BY STEPHANIE LEFEBVRE
The hype has died down, but only slightly as the seventh version of the iPhone makes its way into the public eye.
The iPhone 5, unveiled on Sept. 12 in San Francisco, was available for purchase last Friday at Apple stores and cellphone service providers across the country.
Apple was proud to unveil its new product.
“The biggest thing to happen to iPhone since iPhone,” the company said on its website.
Though the screen is now four inches, the phone itself is less than half an inch taller than its predecessor, the 4S. It also has the new retina display that Apple has made available on its line of computers and laptops.
“By making the screen taller and not wider, you can see more of your content but still comfortably use it with one hand,” said Jony Ive, senior vice-president of design at Apple in a promotional video on their website.

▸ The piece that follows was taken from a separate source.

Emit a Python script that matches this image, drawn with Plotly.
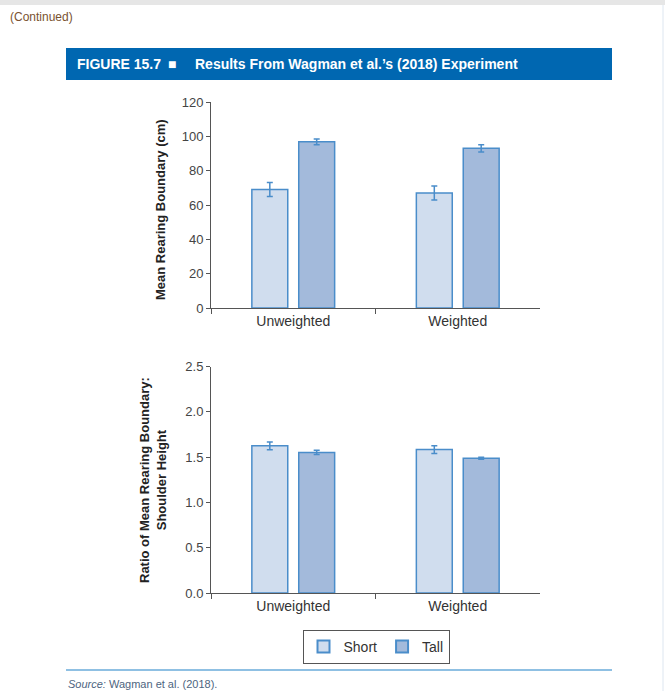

Having made the phone thinner and lighter, but still more powerful, Apple was able to stay in the game with its competitors.
The iPhone 5 also comes with a newly designed charg-

ing cable, called Lightning; a pair of innovative ear buds, called EarPods; and an eight megapixel built-in camera.
Those who highly anticipated the release already had theirs delivered right to their house on Friday. Those who didn’t were made to wait in long lines or still don’t have one due to a lack of availability.
The new phone received 40 per cent positive feedback compared to 12 per cent negative on social media websites, according to Mashable, an online news source. Other responses were neutral or humourous in nature. This is a more positive release than the previous model.
The word around campus does not differ much from those numbers. Several Conestoga students either don’t care about the release or haven’t looked into it. However, Cameron Wilson, a second-year software engineering technology student, voiced an opinion. He is an Android user and he said the new iPhone hasn’t changed much.
“I’m not very excited about the iPhone 5,” he said. “It’s just a bigger screen and all the same iPhone stuff as the last couple of generations.”
Even students who own a previous generation of the iPhone aren’t thrilled. Julia Peters, a second-year broadcast journalism student, said the phone may only be interesting for people who have never owned an iPhone before.
“As someone who has the iPhone 4, I’m not very eager to wait in line,” said Peters. “I’m so content with mine.”
When Apple released its first model of the iPhone, the cellphone world was changed. Now they have major competition with Android, especially with Samsung who released the latest model of the Galaxy smartphone in May.
However, only time will tell if the iPhone 5 can withstand the regular wear and tear of a smartphone user and compete with what is already on the market.